Technical information
- Licensing authority: NTC
- Class: A, B, C
- Power: 10,000 watts
- ERP: 20,524 watts

Links
- Webcast: Listen Live

= DYCD =

Radio station in Cebu City, Philippines

DYCD (103.5 FM), broadcasting as 103.5 Retro Cebu, is a radio station owned and operated by Ditan Communications, a subsidiary of UM Broadcasting Network. The station's studio and offices are located at Room 309, 3rd Floor, Doña Luisa Bldg., Fuente Osmeña, Cebu City, and its transmitter is located at Brgy. Kalunasan, Cebu City. This station operates 24/7.

==History==
===1995-2002: Kiss FM===
The station was established in 1995 as 103.5 Kiss FM. Dubbed as "Philippines' first digital FM radio", it aired a Top 40 format. It was manned by former ABC 21 Cebu broadcast journalist Elmer Rivera Karaan, known on-air as Antique "AJ" Joe. Back then, it was located at the 4th level of Ayala Center Cebu.

===2002-2015: Wild FM===

Wild FM logo from 2002 to 2010

Wild FM Cebu used to be on 105.9 FM under the call letters DYWC from 1994 to 2000. In August 2002, the station was acquired by UMBN from Ditan Communications and was relaunched as 103.5 Wild FM with its first site at the University of San Carlos main campus along Pelaez St.

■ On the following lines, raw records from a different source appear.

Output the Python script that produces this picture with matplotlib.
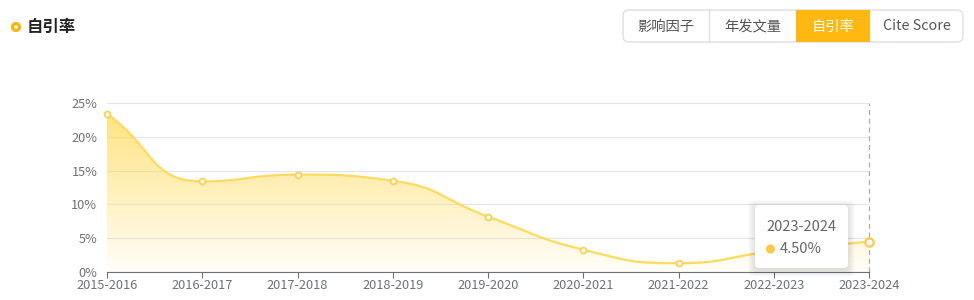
import numpy as np
import matplotlib
matplotlib.use("Agg")
import matplotlib.pyplot as plt
from matplotlib.patches import FancyBboxPatch, Rectangle, Circle, Polygon
from matplotlib.path import Path

plt.rcParams['font.family'] = ['Noto Sans CJK SC', 'DejaVu Sans']

# data
years = ['2015-2016', '2016-2017', '2017-2018', '2018-2019', '2019-2020',
         '2020-2021', '2021-2022', '2022-2023', '2023-2024']
rates = [23.4, 13.4, 14.4, 13.5, 8.2, 3.3, 1.3, 3.1, 4.5]
y_ticks = [0, 5, 10, 15, 20, 25]
tabs = ['影响因子', '年发文量', '自引率', 'Cite Score']
active_tab = '自引率'
title = '自引率'

W, H = 974, 300
fig = plt.figure(figsize=(W / 100, H / 100), dpi=100)

# plot area in pixels
x0, x1, y0, y1 = 107, 869, 103, 272
ax = fig.add_axes([x0 / W, 1 - y1 / H, (x1 - x0) / W, (y1 - y0) / H])
n = len(years)
ax.set_xlim(0, n - 1)
ax.set_ylim(0, 25)


def smooth_cps(pts, smooth=0.5):
    # control points like echarts' smooth line (clamped to neighbours)
    out = []
    m = len(pts)
    for i in range(m):
        x, y = pts[i]
        px, py = pts[max(i - 1, 0)]
        nx, ny = pts[min(i + 1, m - 1)]
        vx, vy = nx - px, ny - py
        l0 = np.hypot(x - px, y - py)
        l1 = np.hypot(nx - x, ny - y)
        if l0 == 0:
            out.append(((x, y), (x + vx * smooth, y + vy * smooth)))
            continue
        if l1 == 0:
            out.append(((x - vx * smooth, y - vy * smooth), (x, y)))
            continue
        r = l1 / (l0 + l1)
        c1x, c1y = x + vx * smooth * r, y + vy * smooth * r
        c1x = max(min(c1x, max(nx, x)), min(nx, x))
        c1y = max(min(c1y, max(ny, y)), min(ny, y))
        vx, vy = c1x - x, c1y - y
        c0x, c0y = x - vx * l0 / l1, y - vy * l0 / l1
        c0x = max(min(c0x, max(px, x)), min(px, x))
        c0y = max(min(c0y, max(py, y)), min(py, y))
        vx, vy = x - c0x, y - c0y
        c1x, c1y = x + vx * l1 / l0, y + vy * l1 / l0
        out.append(((c0x, c0y), (c1x, c1y)))
    return out


sx = (x1 - x0) / (n - 1)
sy = (y1 - y0) / 25.0
pts = [(i * sx, v * sy) for i, v in enumerate(rates)]
cps = smooth_cps(pts)
verts, codes = [pts[0]], [Path.MOVETO]
for i in range(n - 1):
    verts += [cps[i][1], cps[i + 1][0], pts[i + 1]]
    codes += [Path.CURVE4] * 3
poly = Path(verts, codes).to_polygons(closed_only=False)[0]
cx = poly[:, 0] / sx
cy = poly[:, 1] / sy

# gradient fill under the curve
fill_poly = np.vstack([[cx[0], 0], np.column_stack([cx, cy]), [cx[-1], 0]])
clip = Polygon(fill_poly, closed=True, facecolor='none', edgecolor='none')
ax.add_patch(clip)
grad = np.zeros((256, 2, 4))
t = np.linspace(0, 1, 256)[:, None]
grad[..., 0] = 1.0
grad[..., 1] = 0.86
grad[..., 2] = 0.36
grad[..., 3] = 0.04 + 0.74 * t
img = ax.imshow(grad, extent=[0, n - 1, 0, max(rates)], origin='lower',
                aspect='auto', zorder=1)
img.set_clip_path(clip)

ax.plot(cx, cy, color='#FFDB5C', lw=1.6, zorder=3, solid_capstyle='round')
ax.plot(range(n - 1), rates[:-1], 'o', ms=4.2, mfc='white', mec='#FFCF52',
        mew=1.3, zorder=4, clip_on=False)
ax.plot([n - 1], [rates[-1]], 'o', ms=6, mfc='white', mec='#FFC845',
        mew=1.6, zorder=5, clip_on=False)

# axis pointer
ax.axvline(n - 1, color='#AAAAAA', lw=0.9, ls=(0, (4, 3)), zorder=2, clip_on=False)

ax.set_yticks(y_ticks)
ax.set_yticklabels([f'{v}%' for v in y_ticks])
ax.set_xticks(range(n))
ax.set_xticklabels(years)
ax.grid(axis='y', color='#E0E6F1', lw=0.8)
ax.set_axisbelow(True)
for s in ['top', 'right', 'left']:
    ax.spines[s].set_visible(False)
ax.spines['bottom'].set_color('#6E7079')
ax.tick_params(axis='y', length=0, labelsize=9.2, labelcolor='#6E7079', pad=7)
ax.tick_params(axis='x', length=4, color='#6E7079', labelsize=9.2,
               labelcolor='#6E7079', pad=1)
ax.set_facecolor('none')

# overlay in pixel coordinates for title, tabs and tooltip
ov = fig.add_axes([0, 0, 1, 1], zorder=10)
ov.set_xlim(0, W)
ov.set_ylim(H, 0)
ov.axis('off')
ov.patch.set_alpha(0)

ov.add_patch(Circle((16, 27), 3.5, facecolor='white', edgecolor='#FFB300', lw=2.2))
ov.text(27, 26.5, title, fontsize=11.8, fontweight='bold', color='#222222',
        va='center', ha='left')

tab_edges = [623, 709, 796, 870, 963]
ov.add_patch(FancyBboxPatch((623, 10), 340, 32, boxstyle='round,pad=0,rounding_size=6',
                            facecolor='white', edgecolor='#DCDFE6', lw=1))
for i, name in enumerate(tabs):
    l, r = tab_edges[i], tab_edges[i + 1]
    if name == active_tab:
        ov.add_patch(Rectangle((l, 10), r - l, 32, facecolor='#FFB80F', edgecolor='none'))
        col = 'white'
    else:
        col = '#555555'
    if 0 < i and tabs[i - 1] != active_tab and name != active_tab:
        ov.plot([l, l], [10, 42], color='#DCDFE6', lw=1)
    ov.text((l + r) / 2, 26.5, name, fontsize=10.3, color=col, ha='center', va='center')

# tooltip
for k in range(8):
    ov.add_patch(FancyBboxPatch((755 - k, 205 - k + 2), 93 + 2 * k, 63 + 2 * k,
                                boxstyle='round,pad=0,rounding_size=5',
                                facecolor='black', edgecolor='none', alpha=0.016))
ov.add_patch(FancyBboxPatch((755, 205), 93, 63, boxstyle='round,pad=0,rounding_size=4',
                            facecolor='white', edgecolor='none'))
ov.text(766, 227, years[-1], fontsize=10.5, color='#666666', va='center', ha='left')
ov.add_patch(Circle((770.5, 249), 4.6, facecolor='#FFC845', edgecolor='none'))
ov.text(780, 249, f'{rates[-1]:.2f}%', fontsize=10.5, color='#666666', va='center', ha='left')

fig.savefig('out.png', dpi=100)
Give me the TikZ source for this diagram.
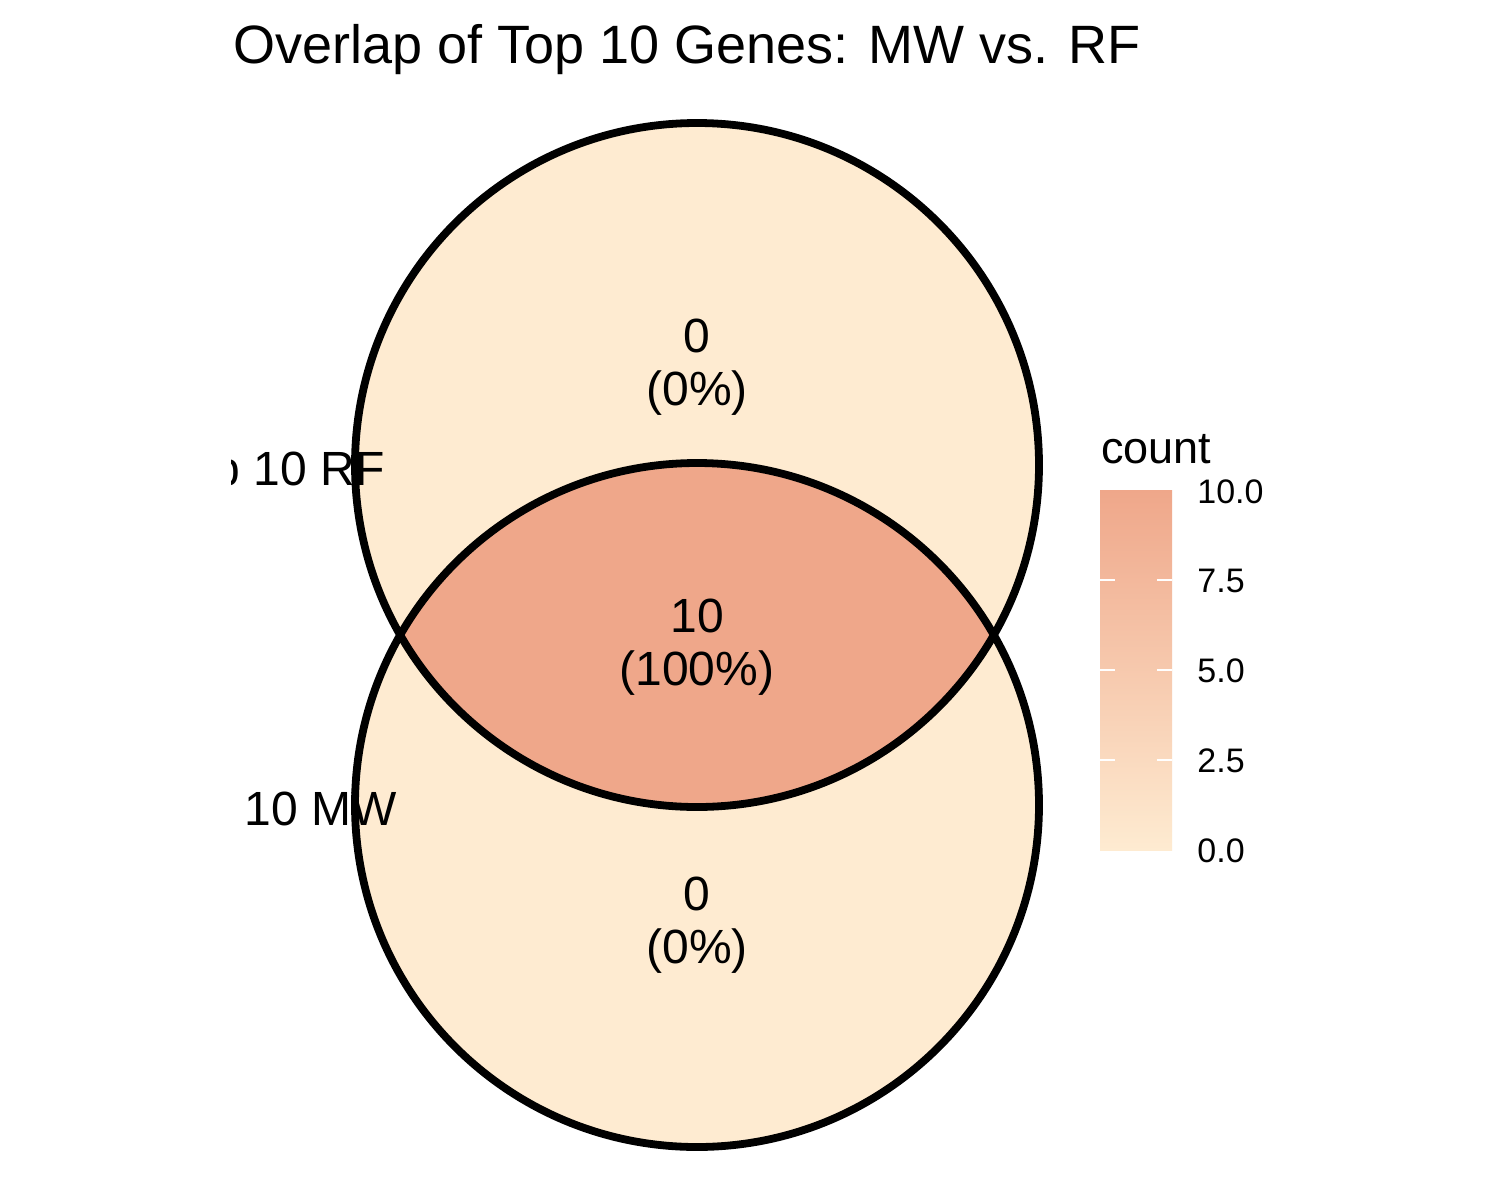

Wild FM logo from 2011 to 2015

On March 27, 2005, Wild FM moved to a new site at Doña Luisa Bldg., Fuente Osmeña, uptown Cebu.

On late January 2015, after almost 12 years on the air, Wild FM quietly ended its broadcast and went off the air for a month.

===2015-present: Retro Cebu===
On March 16, 2015, the station resumed its broadcast, this time as 103.5 Retro Cebu with a classic hits format. A year later, the Retro was adapted by its Davao station.

At the evening of December 16, 2021, the station went off the air for the second time following the aftermath of Typhoon Odette. On January 14, 2022, it resumed operations after power was restored in Doña Luisa Bldg.